Last night I heard a story about the Occupy Wall Street Movement on National Public Radio. The report contained recordings of the occupiers’ innovative, low-tech amplification system where the people in the immediate vicinity of the speaker echo his or her words so the larger crowd can hear the message.
In the story I noticed that the people who were repeating the speaker’s message weren’t just repeating her words, but every nuance and inflection of her delivery. This particular speaker had a tone that I can only describe as exuberant and joyful. To hear a group of 25 or so “amplifiers” faithfully conveying that sound along with her words touched me deeply and got me thinking about listening.
When I’m leading songs in a community, I teach through the oral tradition — line by line, call-and-response. People listen deeply when they’re learning this way. They are focused and intent in a way I don’t witness in everyday conversation. This intense process of listening and repeating weaves them together as a community.

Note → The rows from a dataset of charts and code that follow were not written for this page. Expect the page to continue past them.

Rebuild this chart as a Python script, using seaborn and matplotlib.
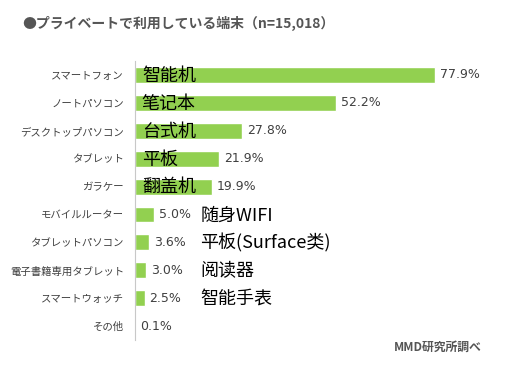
import matplotlib
matplotlib.use("Agg")
import matplotlib.pyplot as plt
import seaborn as sns

devices = ["スマートフォン", "ノートパソコン", "デスクトップパソコン", "タブレット", "ガラケー",
           "モバイルルーター", "タブレットパソコン", "電子書籍専用タブレット", "スマートウォッチ", "その他"]
shares = [77.9, 52.2, 27.8, 21.9, 19.9, 5.0, 3.6, 3.0, 2.5, 0.1]
notes = ["智能机", "笔记本", "台式机", "平板", "翻盖机", "随身WIFI", "平板(Surface类)", "阅读器", "智能手表", ""]

TITLE = "●プライベートで利用している端末（n=15,018）"
SOURCE = "MMD研究所調べ"

sns.set_theme(style="white")
plt.rcParams["font.family"] = ["Noto Sans CJK JP", "DejaVu Sans"]

fig = plt.figure(figsize=(5.19, 3.70), dpi=100)
ax = fig.add_axes([0.26, 0.081, 0.742, 0.754])

sns.barplot(x=shares, y=devices, color="#92D050", saturation=1, width=0.57, ax=ax)

ax.set_xlim(0, 100)
ax.set_ylim(9.5, -0.5)
ax.set_xticks([])
ax.set_xlabel("")
ax.set_ylabel("")
ax.tick_params(axis="y", length=0, pad=8, labelsize=7.5, labelcolor="#404040")
for s in ["top", "right", "bottom"]:
    ax.spines[s].set_visible(False)
ax.spines["left"].set_color("#C8C8C8")
ax.spines["left"].set_linewidth(0.8)

for i, (v, note) in enumerate(zip(shares, notes)):
    ax.text(v + 1.3, i, f"{v:.1f}%", va="center", ha="left", fontsize=9,
            color="#404040", family=["DejaVu Sans"])
    if note:
        nx = 1.8 if v > 15 else 17
        ax.text(nx, i + 0.03, note, va="center", ha="left", fontsize=13,
                color="black", family=["Noto Sans CJK SC", "DejaVu Sans"])

fig.text(22 / 519, 1 - 23 / 370, TITLE, fontsize=10, fontweight="bold",
         color="#555555", va="center", ha="left")
fig.text(482 / 519, 1 - 347 / 370, SOURCE, fontsize=8.5, fontweight="bold",
         color="#555555", va="center", ha="right")

fig.savefig("out.png", dpi=100)
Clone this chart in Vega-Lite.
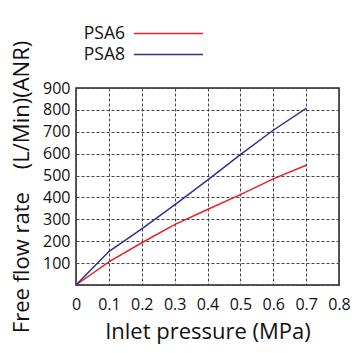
{
  "$schema": "https://vega.github.io/schema/vega-lite/v6.json",
  "width": 263,
  "height": 197,
  "autosize": {"type": "none"},
  "padding": {"left": 76, "top": 88, "right": 17, "bottom": 68},
  "background": "white",
  "data": {
    "values": [
      {"p": 0, "q": 0, "s": "PSA6"},
      {"p": 0.1, "q": 106, "s": "PSA6"},
      {"p": 0.2, "q": 193, "s": "PSA6"},
      {"p": 0.3, "q": 276, "s": "PSA6"},
      {"p": 0.4, "q": 345, "s": "PSA6"},
      {"p": 0.5, "q": 413, "s": "PSA6"},
      {"p": 0.6, "q": 485, "s": "PSA6"},
      {"p": 0.7, "q": 547, "s": "PSA6"},
      {"p": 0, "q": 0, "s": "PSA8"},
      {"p": 0.1, "q": 153, "s": "PSA8"},
      {"p": 0.2, "q": 256, "s": "PSA8"},
      {"p": 0.3, "q": 366, "s": "PSA8"},
      {"p": 0.4, "q": 479, "s": "PSA8"},
      {"p": 0.5, "q": 596, "s": "PSA8"},
      {"p": 0.6, "q": 707, "s": "PSA8"},
      {"p": 0.7, "q": 807, "s": "PSA8"}
    ]
  },
  "mark": {"type": "line", "strokeWidth": 1.5, "clip": false},
  "encoding": {
    "x": {
      "field": "p", "type": "quantitative",
      "scale": {"domain": [0, 0.8], "nice": false},
      "axis": {
        "values": [0, 0.1, 0.2, 0.3, 0.4, 0.5, 0.6, 0.7, 0.8],
        "labelExpr": "datum.value == 0 ? '0' : format(datum.value, '.1f')",
        "labelOverlap": false,
        "labelFlush": false,
        "title": "Inlet pressure (MPa)",
        "titleFontSize": 22,
        "labelPadding": 11,
        "titlePadding": 9
      }
    },
    "y": {
      "field": "q", "type": "quantitative",
      "scale": {"domain": [0, 900], "nice": false},
      "axis": {
        "values": [0, 100, 200, 300, 400, 500, 600, 700, 800, 900],
        "labelExpr": "datum.value == 0 ? '' : datum.label",
        "labelOverlap": false,
        "labelFlush": false,
        "title": "Free flow rate\u00a0\u00a0\u00a0\u00a0(L/Min)(ANR)",
        "titleFontSize": 22,
        "labelPadding": 6,
        "titlePadding": 9
      }
    },
    "color": {
      "field": "s", "type": "nominal",
      "scale": {"domain": ["PSA6", "PSA8"], "range": ["#e8202a", "#2e3192"]},
      "legend": {
        "orient": "none",
        "legendX": 81,
        "legendY": -66,
        "title": null,
        "symbolType": "M-3.286,0H3.286",
        "symbolSize": 441,
        "symbolStrokeWidth": 1.5,
        "labelAlign": "right",
        "labelOffset": -55,
        "labelFontSize": 17.5,
        "labelFont": "Open Sans",
        "labelColor": "#111",
        "rowPadding": 1
      }
    }
  },
  "config": {
    "font": "Open Sans",
    "view": {"stroke": "#222", "strokeWidth": 1.5},
    "axis": {
      "domain": false,
      "ticks": false,
      "grid": true,
      "gridColor": "#444",
      "gridDash": [3, 2],
      "gridWidth": 1,
      "gridOpacity": 1,
      "labelFontSize": 16,
      "labelColor": "#111",
      "labelFont": "Open Sans",
      "titleFontWeight": "normal",
      "titleColor": "#111",
      "titleFont": "Open Sans"
    }
  }
}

They aren’t just learning the song from me; they are helping each other learn the song through their deep listening and diligent mirroring. When they finally master the new song, there are high-fives, shining faces, and great celebration of the beauty we created together.
So I wonder….
How would you listen differently if you knew you were going to have to replicate the exact words, pacing, pitch, and tone of the person who is speaking?
What might you understand about a person, their message, and intention if you literally “tried on” their voice?
Have you been ever been listened to in this way? If so, what did you notice about the experience?
Have you ever learned a song using the oral tradition? What was the experience like?